Wednesday, October 1, 2008

FOR PEDER JOHNSON

What can I say about Peder? He was a natural magnet for our love. We adored him because he was so completely himself. And he was an artist. As I said to Ackley, I can still smell the memory I have of his oil paints. I loved watching him work, talk about his work, the work itself. His enthusiasm was a drug for me. He was the first real artist I ever knew, and thinking about it now, I realize that he helped me find the courage to go the route I went.

He's the first of our group to go - that group that connected at UNH in 1960. Or at least when I connected. There is no more important and formative time in my life than those few years when we were reinventing everything from art and music to political protest. The stand Peder, Norman and I took against ROTC is one of the proudest moments of my life. And one of the loneliest. I remember Peder's weird, barking laugh when he told up that a posse of jocks and fraternity neanderthals were hunting us that Thursday night after we picketed the afternoon drill. I still don't know if that was true, but I definitely shared Peder’s sense of drama and totally went with it.

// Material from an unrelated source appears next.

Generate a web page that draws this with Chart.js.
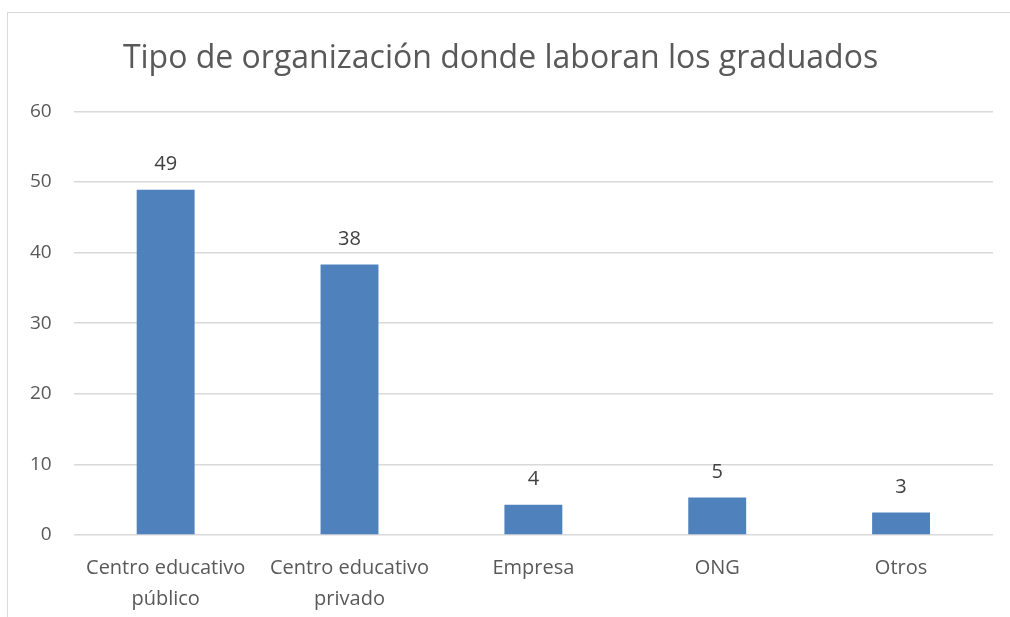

I miss him. I look at his magnificent canvas of the west side of Manhattan looking south from the George Washington Bridge every day, and I always imagine his focused, self-contained artist energy working on that pedestrian-inaccessible part of the bridge for 2 weeks during a hot August in 1986 to get the first draft of the paintings and I always wonder how the passing motorists experienced his mumbling, cackling, physically active self-absorption. I know that I wouldn't have been able to take my eyes off him.

I miss him, but I've always missed him. Just as I miss all of you. I'm sorry I'm not there today. We don't see enough of each other. I love Peder, I love his memory, and I love the community that you have created to celebrate his memory.